Su técnica, lejana del primario artificio y adosada a la destreza del hacedor auténtico que domina un lenguaje cuando lo reinventa y no cuando lo usa, la tentativa del experimento y la exploración de las posibilidades de la tradición que es llevada a un horizonte donde los diálogos son complejos y exigen ideas estéticas y concreciones plásticas reveladoras, son centros de tensión en la obra de Santos Arzú Quioto.

Esta indagación de soportes, formatos y materiales que acaban en textos pictóricos renovadores y reveladores que muchas veces son confundidos con meras instalaciones o intervenciones del espacio, en un sentido formal, sugieren espectros semióticos totalmente abiertos donde la obra ha dejado de ser “forma” por su sola verificación de soporte y argumentan un nuevo trato con los materiales y su hábitat en el espacio expositivo.

Yo me arriesgo a hablar de deriva del formato donde prevalece la naturaleza vital de la pintura y un diálogo con los elementos no convencionales. Carlos Lanza refiriéndose a un elemento de esta característica en la pintura de Arzú Quioto, en el caso específico de “Los errantes”, le ha llamado “pintura matérica” para acercarse a la edificación de la obra en sí misma e intentar leerla desde la modelización primaria del formato donde la materialidad se rebasa como soporte y donde, según Lanza, “la dimensión matérica de las texturas, sin deslindarse de su naturaleza bidimensional, presenta rasgos tan autónomos que la acercan a lo escultural”.

LA ESENCIA. Esta es una pintura que vuelve sobre sí misma, meta poética, y que explora el espíritu humano desde perspectivas que permanecen en el límite de las sensaciones y del intelecto.

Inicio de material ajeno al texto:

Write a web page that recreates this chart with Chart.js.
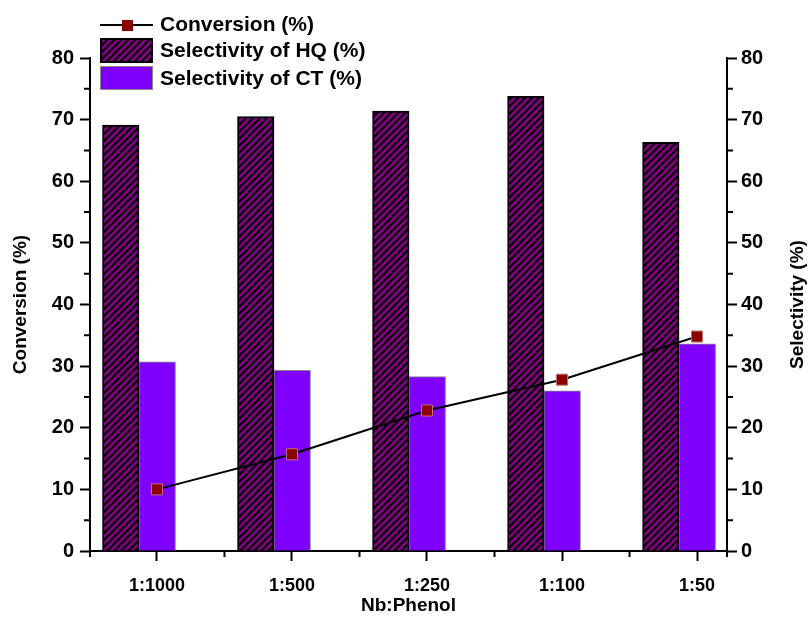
<!DOCTYPE html>
<html>
<head>
<meta charset="utf-8">
<script src="https://cdn.jsdelivr.net/npm/chart.js@4.4.1/dist/chart.umd.min.js"></script>
<style>
  html, body { margin: 0; padding: 0; background: #fff; }
  #wrap { width: 810px; height: 623px; }
</style>
</head>
<body>
<div id="wrap"><canvas id="myChart" width="810" height="623"></canvas></div>
<script>
// values
var ratios = ['1:1000', '1:500', '1:250', '1:100', '1:50'];
var conversion = [10.0, 15.7, 22.8, 27.8, 34.8];
var selHQ = [69.1, 70.5, 71.4, 73.8, 66.3];
var selCT = [30.7, 29.3, 28.3, 26.0, 33.6];
var yTicks = [0, 10, 20, 30, 40, 50, 60, 70, 80];

var FONT = '"Liberation Sans", Arial, sans-serif';
var HQ_PURPLE = '#800080';
var CT_VIOLET = '#8000ff';
var MARK_RED = '#8b0000';

function hatch(bg, fg) {
  var c = document.createElement('canvas');
  c.width = 7; c.height = 7;
  var g = c.getContext('2d');
  g.fillStyle = bg;
  g.fillRect(0, 0, 7, 7);
  g.strokeStyle = fg;
  g.lineWidth = 2;
  g.beginPath();
  g.moveTo(-1, 8); g.lineTo(8, -1);
  g.moveTo(-2, 2); g.lineTo(2, -2);
  g.moveTo(5, 9); g.lineTo(9, 5);
  g.stroke();
  return g.createPattern(c, 'repeat');
}
var hqFill = hatch(HQ_PURPLE, '#000');

function pts(arr) {
  return arr.map(function (v, i) { return { x: i, y: v }; });
}
function idxTicks(s) {
  s.ticks = ratios.map(function (r, i) { return { value: i }; });
}
function valTicks(s) {
  s.ticks = yTicks.map(function (v) { return { value: v }; });
}

// minor ticks, legend and right axis title
var extras = {
  id: 'extras',
  afterDraw: function (chart) {
    var ctx = chart.ctx, a = chart.chartArea;
    var sx = chart.scales.x, sy = chart.scales.y;
    ctx.save();
    ctx.strokeStyle = '#000';
    ctx.lineWidth = 2;
    ctx.beginPath();
    for (var v = 5; v < 80; v += 10) {
      var py = sy.getPixelForValue(v);
      ctx.moveTo(a.left - 6, py); ctx.lineTo(a.left, py);
      ctx.moveTo(a.right, py); ctx.lineTo(a.right + 6, py);
    }
    var minors = [sx.min, sx.max];
    for (var i = 0; i < ratios.length - 1; i++) minors.push(i + 0.5);
    minors.forEach(function (m) {
      var px = sx.getPixelForValue(m);
      ctx.moveTo(px, a.bottom); ctx.lineTo(px, a.bottom + 6);
    });
    ctx.stroke();

    // legend
    ctx.lineWidth = 2;
    ctx.beginPath();
    ctx.moveTo(100, 25); ctx.lineTo(153, 25);
    ctx.stroke();
    ctx.fillStyle = MARK_RED;
    ctx.fillRect(122, 20, 11, 11);
    ctx.fillStyle = hqFill;
    ctx.fillRect(101, 39, 51, 23);
    ctx.strokeRect(101, 39, 51, 23);
    ctx.fillStyle = CT_VIOLET;
    ctx.fillRect(101, 67, 51, 22);
    ctx.strokeStyle = '#888';
    ctx.lineWidth = 1;
    ctx.strokeRect(100.5, 66.5, 52, 23);

    ctx.fillStyle = '#000';
    ctx.font = 'bold 21px ' + FONT;
    ctx.textBaseline = 'middle';
    ctx.textAlign = 'left';
    ctx.fillText(chart.data.datasets[0].label, 160, 25);
    ctx.fillText(chart.data.datasets[1].label, 160, 51);
    ctx.fillText(chart.data.datasets[2].label, 160, 79);

    // right title, reading upwards like the left one
    ctx.font = 'bold 19px ' + FONT;
    ctx.textAlign = 'center';
    ctx.translate(798, (a.top + a.bottom) / 2);
    ctx.rotate(-Math.PI / 2);
    ctx.fillText('Selectivity (%)', 0, 0);
    ctx.restore();
  }
};

var ctx = document.getElementById('myChart');
var myChart = new Chart(ctx, {
  type: 'bar',
  data: {
    datasets: [{
      type: 'line',
      label: 'Conversion (%)',
      data: pts(conversion),
      xAxisID: 'x',
      yAxisID: 'y',
      borderColor: '#000',
      borderWidth: 2,
      pointStyle: 'rect',
      pointRadius: 7.8,
      pointBackgroundColor: MARK_RED,
      pointBorderColor: '#c07070',
      pointBorderWidth: 1,
      fill: false,
      order: 0
    }, {
      label: 'Selectivity of HQ (%)',
      data: pts(selHQ),
      xAxisID: 'xb',
      yAxisID: 'y2',
      backgroundColor: hqFill,
      borderColor: '#000',
      borderWidth: 2,
      barThickness: 36.5,
      order: 1
    }, {
      label: 'Selectivity of CT (%)',
      data: pts(selCT),
      xAxisID: 'xb',
      yAxisID: 'y2',
      backgroundColor: CT_VIOLET,
      borderColor: '#888',
      borderWidth: 1,
      barThickness: 36.5,
      order: 2
    }]
  },
  options: {
    responsive: false,
    animation: false,
    layout: { padding: { top: 58, left: 0, right: 0, bottom: 0 } },
    plugins: {
      legend: { display: false },
      tooltip: { enabled: false }
    },
    scales: {
      x: {
        type: 'linear',
        position: 'bottom',
        offset: false,
        min: -0.496,
        max: 4.222,
        afterBuildTicks: idxTicks,
        afterFit: function (s) { s.height = 72; },
        ticks: {
          callback: function (v) { return ratios[v]; },
          color: '#000',
          padding: 14,
          maxRotation: 0,
          font: { family: FONT, size: 18, weight: 'bold' }
        },
        grid: { offset: false, drawOnChartArea: false, tickLength: 10, tickColor: '#000', tickWidth: 2 },
        border: { display: true, color: '#000', width: 2 },
        title: {
          display: true, text: 'Nb:Phenol', color: '#000',
          padding: { top: 6, bottom: 6 },
          font: { family: FONT, size: 19, weight: 'bold' }
        }
      },
      xb: {
        type: 'linear',
        display: false,
        offset: false,
        grid: { offset: false },
        min: -0.363,
        max: 4.355,
        afterBuildTicks: idxTicks
      },
      y: {
        position: 'left',
        min: 0,
        max: 80,
        afterBuildTicks: valTicks,
        afterFit: function (s) { s.width = 90; },
        ticks: {
          color: '#000',
          padding: 6,
          font: { family: FONT, size: 20, weight: 'bold' }
        },
        grid: { drawOnChartArea: false, tickLength: 10, tickColor: '#000', tickWidth: 2 },
        border: { display: true, color: '#000', width: 2 },
        title: {
          display: true, text: 'Conversion (%)', color: '#000',
          padding: { top: 9, bottom: 9 },
          font: { family: FONT, size: 19, weight: 'bold' }
        }
      },
      y2: {
        position: 'right',
        min: 0,
        max: 80,
        afterBuildTicks: valTicks,
        afterFit: function (s) { s.width = 83; },
        ticks: {
          color: '#000',
          padding: 4,
          font: { family: FONT, size: 20, weight: 'bold' }
        },
        grid: { drawOnChartArea: false, tickLength: 10, tickColor: '#000', tickWidth: 2 },
        border: { display: true, color: '#000', width: 2 }
      }
    }
  },
  plugins: [extras]
});
</script>
</body>
</html>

Memoria social y memoria individual, el duelo entre el espejismo del artificio y la saga antropológica, la legalización de la culpa y del dolor humano y la determinación del perdón como debilidad, pero sobre todo la develación de esa lucha de la permanencia histórica y el tiempo cósmico, trazan y anuncian una significación que vaticina las visiones de los espíritus disidentes.

No solo en la grandeza de los formatos, sino en los trazos, en los jirones, en la trasposición de elementos que no se ocultan ni se mutilan, en las burbujas a punto explotar, en los saltos mortales de la desolación de eso que es un residuo del instante y no una representación abstracta, es donde yace cierta poética que nos permite visitar la memoria y la fragilidad de la permanencia y donde el espectador encuentra su razón.

Ahí donde la multiplicidad de elementos reinterpreta el barroquismo, y donde a pesar de su experimental hibridez hay ecos compositivos, anuencia por trocar y tocar el lenguaje antiguo con heridas nuevas y viceversa.


Y algo más, la pintura de Arzú Quioto no es ditirámbica, ni estruendosa ni caótica (aunque el caos la erija), es intimista, y aunque es heredera del más denso de los silencios y del más escéptico hermetismo, posee la virtud de la expresión de la voluntad de un artista que dignifica la evidencia de la vida humana ante la sola existencia o ante la norma social que ha dejado de ser armonía para volverse fantoche de la decadencia.